Drug resistance in Mycobacterium tuberculosis is of serious concern due to the large number of associated deaths worldwide. This resistance is driven by a lack of new therapeutics and patient non-compliance, while re-emergence is driven by immigration. Large scale genomic studies have revealed resistant mutations however, their molecular consequences are poorly understood.
We have used in silico predictive tools to estimate the enthalpic effects of point mutations from a genome wide association study related to isoniazid, rifampicin and D-cycloserine resistance. 189 mutations were identified within catalase peroxidase (katG) conferring isoniazid resistance, 201 within RNA Polymerase-β (rpoB) conferring rifampicin resistance and 48 within alanine racemase (alr) conferring D-cycloserine resistance.

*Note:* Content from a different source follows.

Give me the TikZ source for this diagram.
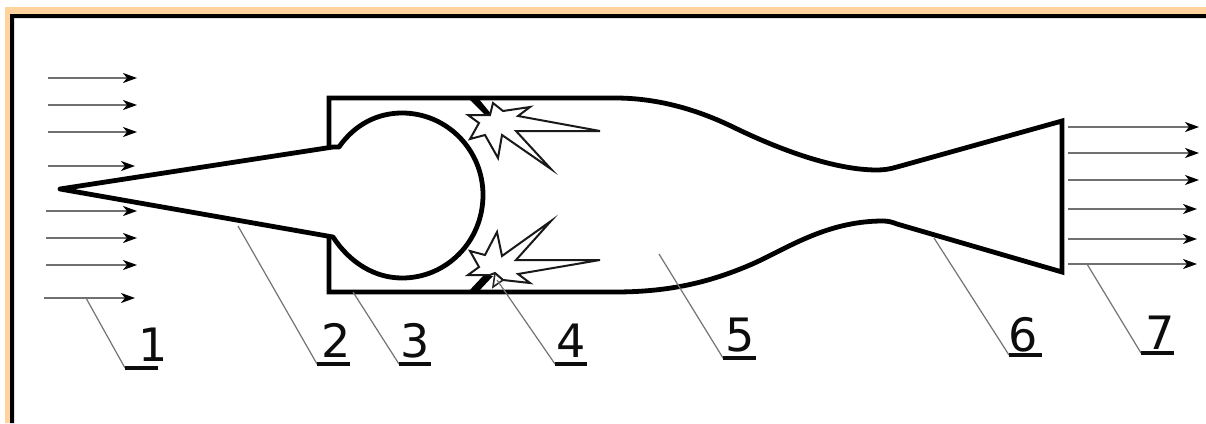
\documentclass[tikz,border=0pt]{standalone}
\usepackage{fontspec}
\setmainfont{DejaVu Sans}
\usetikzlibrary{arrows.meta}
\definecolor{glow}{HTML}{FFD39B}
\definecolor{flow}{HTML}{707070}
\tikzset{
  x=1pt,y=-1pt,
  wall/.style={line width=4.8pt,line join=miter,black},
  flowline/.style={line width=1.7pt,flow,-{Stealth[length=14pt,width=10pt,inset=4pt,black]}},
  leader/.style={line width=1.2pt,black!55},
  num/.style={font=\fontsize{46}{46}\selectfont,anchor=base,inner sep=0pt,text=black!95},
  rulebar/.style={line width=3.2pt,black!95},
  flash/.style={line width=2pt,fill=white,draw=black!90,line join=miter},
  injector/.style={fill=black,draw=none}
}
\begin{document}
\begin{tikzpicture}
\useasboundingbox (0,0) rectangle (1206,423);
% frame
\fill[glow] (5,423) -- (5,7) -- (1206,7) -- (1206,14) -- (10,14) -- (10,423) -- cycle;
\fill[black] (10,423) -- (10,14) -- (1206,14) -- (1206,18) -- (14,18) -- (14,423) -- cycle;
% flow in
\coordinate (a1s) at (48,78);  \coordinate (a1e) at (137,78);
\coordinate (a2s) at (48,105); \coordinate (a2e) at (137,105);
\coordinate (a3s) at (48,132); \coordinate (a3e) at (137,132);
\coordinate (a4s) at (48,166); \coordinate (a4e) at (135,166);
\coordinate (a5s) at (46,211); \coordinate (a5e) at (137,211);
\coordinate (a6s) at (46,238); \coordinate (a6e) at (137,238);
\coordinate (a7s) at (46,265); \coordinate (a7e) at (137,265);
\coordinate (a8s) at (44,298); \coordinate (a8e) at (135,298);
\foreach \i in {1,...,8} \draw[flowline] (a\i s) -- (a\i e);
% flow out
\coordinate (b1s) at (1068,127); \coordinate (b1e) at (1199,127);
\coordinate (b2s) at (1068,153); \coordinate (b2e) at (1199,153);
\coordinate (b3s) at (1068,180); \coordinate (b3e) at (1199,180);
\coordinate (b4s) at (1068,209); \coordinate (b4e) at (1197,209);
\coordinate (b5s) at (1068,239); \coordinate (b5e) at (1197,239);
\coordinate (b6s) at (1068,264); \coordinate (b6e) at (1197,264);
\foreach \i in {1,...,6} \draw[flowline] (b\i s) -- (b\i e);
% engine
\draw[wall] (329,147) -- (329,98) -- (615,98)
  .. controls (660,98) and (700,111) .. (733,127)
  .. controls (780,150) and (835,170) .. (877,170)
  .. controls (884,170) and (890,169) .. (897,167)
  -- (1062,121) -- (1062,272) -- (897,224)
  .. controls (892,222) and (888,221) .. (883,221)
  .. controls (825,221) and (785,250) .. (750,265)
  .. controls (710,282) and (670,292) .. (615,292) -- (329,292) -- (329,238);
% inlet cone and central body
\draw[wall,line join=round] (60,189) -- (333,147) -- (339,147)
  .. controls (355,124) and (378,113) .. (402,113)
  .. controls (447,113) and (483,150) .. (483,195)
  .. controls (483,241) and (447,278) .. (402,278)
  .. controls (375,278) and (350,263) .. (333,237) -- (60,189) -- cycle;
% injectors
\fill[injector] (468,98) -- (478,98) -- (492,115) -- (485,115) -- cycle;
\fill[injector] (468,292) -- (478,292) -- (493,276) -- (483,276) -- cycle;
% flames
\draw[flash] (493,103) -- (503,111) -- (530,107) -- (518,116) -- (600,131) -- (516,131)
  -- (551,169) -- (502,135) -- (498,158) -- (485,135) -- (470,139) -- (479,123)
  -- (468,115) -- (490,115) -- cycle;
\draw[flash] (495,273) -- (503,280) -- (530,283) -- (518,274) -- (600,260) -- (516,260)
  -- (551,221) -- (502,256) -- (497,232) -- (485,255) -- (470,251) -- (479,267)
  -- (468,275) -- (490,275) -- cycle;
\draw[line width=1.6pt,black!85] (495,273) -- (493,287) -- (503,280);
% labels
\node[num] (n1) at (153,361) {1};
\node[num] (n2) at (336,357) {2};
\node[num] (n3) at (415,357) {3};
\node[num] (n4) at (571,357) {4};
\node[num] (n5) at (740,351) {5};
\node[num] (n6) at (1023,351) {6};
\node[num] (n7) at (1160,349) {7};
% leader ends
\coordinate (p1) at (86,298);   \coordinate (q1) at (125,368); \coordinate (r1) at (158,368);
\coordinate (p2) at (238,226);  \coordinate (q2) at (317,364); \coordinate (r2) at (350,364);
\coordinate (p3) at (353,292);  \coordinate (q3) at (399,364); \coordinate (r3) at (431,364);
\coordinate (p4) at (497,280);  \coordinate (q4) at (555,364); \coordinate (r4) at (587,364);
\coordinate (p5) at (659,254);  \coordinate (q5) at (723,358); \coordinate (r5) at (756,358);
\coordinate (p6) at (934,238);  \coordinate (q6) at (1009,355); \coordinate (r6) at (1042,355);
\coordinate (p7) at (1087,264); \coordinate (q7) at (1141,353); \coordinate (r7) at (1174,353);
\foreach \i in {1,...,7} {
  \draw[leader] (p\i) -- (q\i);
  \draw[rulebar] (q\i) -- (r\i);
}
\end{tikzpicture}
\end{document}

Resistance arose through measurable biophysical changes and were often associated with large steric and electrostatic changes, likely resulting in conformational changes. Only 18% of all mutations lead to the drug resistance phenotype through local effects at the active site, while the remaining 82% acted allosterically. By contrast, frequent mutations correlated with mild effects, thought to impose a lower fitness cost and barrier to resistance.

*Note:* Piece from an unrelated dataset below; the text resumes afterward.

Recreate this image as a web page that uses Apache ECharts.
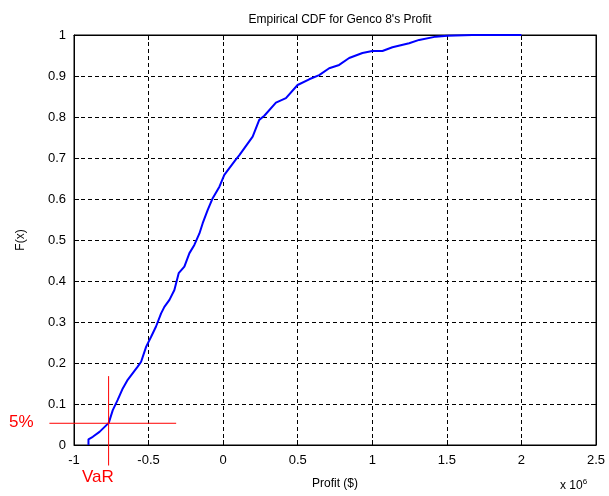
<!DOCTYPE html>
<html>
<head>
<meta charset="utf-8">
<script src="https://cdn.jsdelivr.net/npm/echarts@6/dist/echarts.min.js"></script>
<style>
html, body { margin: 0; padding: 0; background: #fff; }
#chart { width: 609px; height: 496px; }
</style>
</head>
<body>
<div id="chart"></div>
<script>
// empirical CDF (profit in 10^6 $)
var profit = [-0.903, -0.903, -0.874, -0.829, -0.767, -0.74, -0.707, -0.673, -0.64, -0.573,
    -0.55, -0.516, -0.483, -0.45, -0.416, -0.394, -0.36, -0.327, -0.298, -0.26,
    -0.226, -0.193, -0.159, -0.137, -0.104, -0.07, -0.025, 0.008, 0.082, 0.109,
    0.198, 0.242, 0.276, 0.354, 0.421, 0.499, 0.577, 0.644, 0.711, 0.778,
    0.845, 0.934, 1.0, 1.068, 1.135, 1.247, 1.314, 1.426, 1.504, 1.671, 2.0];
var cdf = [0, 0.014, 0.02, 0.032, 0.054, 0.085, 0.11, 0.138, 0.159, 0.191,
    0.203, 0.24, 0.264, 0.289, 0.321, 0.337, 0.354, 0.378, 0.419, 0.435,
    0.468, 0.488, 0.516, 0.541, 0.573, 0.602, 0.63, 0.659, 0.695, 0.707,
    0.752, 0.793, 0.803, 0.835, 0.846, 0.878, 0.892, 0.902, 0.919, 0.927,
    0.944, 0.956, 0.961, 0.961, 0.97, 0.98, 0.988, 0.996, 0.998, 1, 1];

// VaR cross-hair: [x1, y1, x2, y2] in data units
var varX = -0.768;
var varLevel = 0.053;
var crossLines = [
    [-1.165, varLevel, -0.315, varLevel],
    [varX, 0.168, varX, -0.05]
];

var xTicks = [-1, -0.5, 0, 0.5, 1, 1.5, 2, 2.5];
var yTicks = [0, 0.1, 0.2, 0.3, 0.4, 0.5, 0.6, 0.7, 0.8, 0.9, 1];

var curve = profit.map(function (x, i) { return [x, cdf[i]]; });

var font = 'Liberation Sans, Arial, sans-serif';
var myChart = echarts.init(document.getElementById('chart'));
var tickStyle = { inside: true, length: 5, lineStyle: { color: '#000' } };
var gridLine = { show: true, lineStyle: { color: '#000', type: [4, 3], width: 1 } };
var axisLine = { show: true, onZero: false, lineStyle: { color: '#000' } };

option = {
    animation: false,
    backgroundColor: '#fff',
    title: {
        text: "Empirical CDF for Genco 8's Profit",
        left: 335, top: 9, textAlign: 'center',
        textStyle: { fontFamily: font, fontSize: 12, fontWeight: 'normal', color: '#000' }
    },
    grid: {
        left: 74, right: 13, top: 35, bottom: 51,
        show: true, borderColor: '#000', borderWidth: 1
    },
    xAxis: [{
        type: 'value',
        min: xTicks[0], max: xTicks[xTicks.length - 1], interval: 0.5,
        name: 'Profit ($)', nameLocation: 'middle', nameGap: 33,
        nameTextStyle: { fontFamily: font, fontSize: 12, color: '#000' },
        axisLine: axisLine,
        axisTick: tickStyle,
        axisLabel: { fontFamily: font, fontSize: 13, color: '#000', margin: 9 },
        splitLine: gridLine
    }, {
        type: 'value', position: 'top',
        min: xTicks[0], max: xTicks[xTicks.length - 1], interval: 0.5,
        axisLine: axisLine,
        axisTick: tickStyle, axisLabel: { show: false }, splitLine: { show: false }
    }],
    yAxis: [{
        type: 'value',
        min: yTicks[0], max: yTicks[yTicks.length - 1], interval: 0.1,
        name: 'F(x)', nameLocation: 'middle', nameGap: 47,
        nameTextStyle: { fontFamily: font, fontSize: 12, color: '#000' },
        axisLine: axisLine,
        axisTick: tickStyle,
        axisLabel: { fontFamily: font, fontSize: 13, color: '#000', margin: 8 },
        splitLine: gridLine
    }, {
        type: 'value', position: 'right',
        min: yTicks[0], max: yTicks[yTicks.length - 1], interval: 0.1,
        axisLine: axisLine,
        axisTick: tickStyle, axisLabel: { show: false }, splitLine: { show: false }
    }],
    graphic: [{
        type: 'text', left: 560, top: 478,
        style: {
            text: 'x 10{s|6}', fill: '#000', font: '12px ' + font,
            rich: { s: { fontSize: 8, verticalAlign: 'top', padding: [0, 0, 8, 0] } }
        }
    }, {
        type: 'text', left: 9, top: 414,
        style: { text: '5%', fill: '#ff0000', font: '17px ' + font }
    }, {
        type: 'text', left: 82, top: 469,
        style: { text: 'VaR', fill: '#ff0000', font: '17px ' + font }
    }],
    series: [{
        type: 'line',
        data: curve,
        showSymbol: false,
        lineStyle: { color: '#0000ff', width: 2 },
        z: 5
    }, {
        type: 'custom',
        clip: false,
        z: 6,
        data: crossLines,
        encode: { x: [0, 2], y: [1, 3] },
        renderItem: function (params, api) {
            var a = api.coord([api.value(0), api.value(1)]);
            var b = api.coord([api.value(2), api.value(3)]);
            return {
                type: 'line',
                shape: { x1: a[0], y1: a[1], x2: b[0], y2: b[1] },
                style: { stroke: '#ff0000', lineWidth: 1 }
            };
        }
    }]
};
myChart.setOption(option);
</script>
</body>
</html>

Together with the Victorian TB Reference Centre, we are building upon this to implement a novel screening strategy to guide patient treatment. Genetic testing for rifampicin resistance has proven unreliable for many local cases, which is compounded by the presence of many uncharacterized rpoB mutations in Victorian patients. Structural and biophysical changes can be used to accurately distinguish whether these uncharacterized variants are likely to be resistant or sensitive to rifampicin or rifabutin.
Analysis of these molecular consequences enables us to statistically identify patterns within mutational effects, to aid the development of new drugs less prone to resistance and, through their integration into predictive tools, in pathogen surveillance.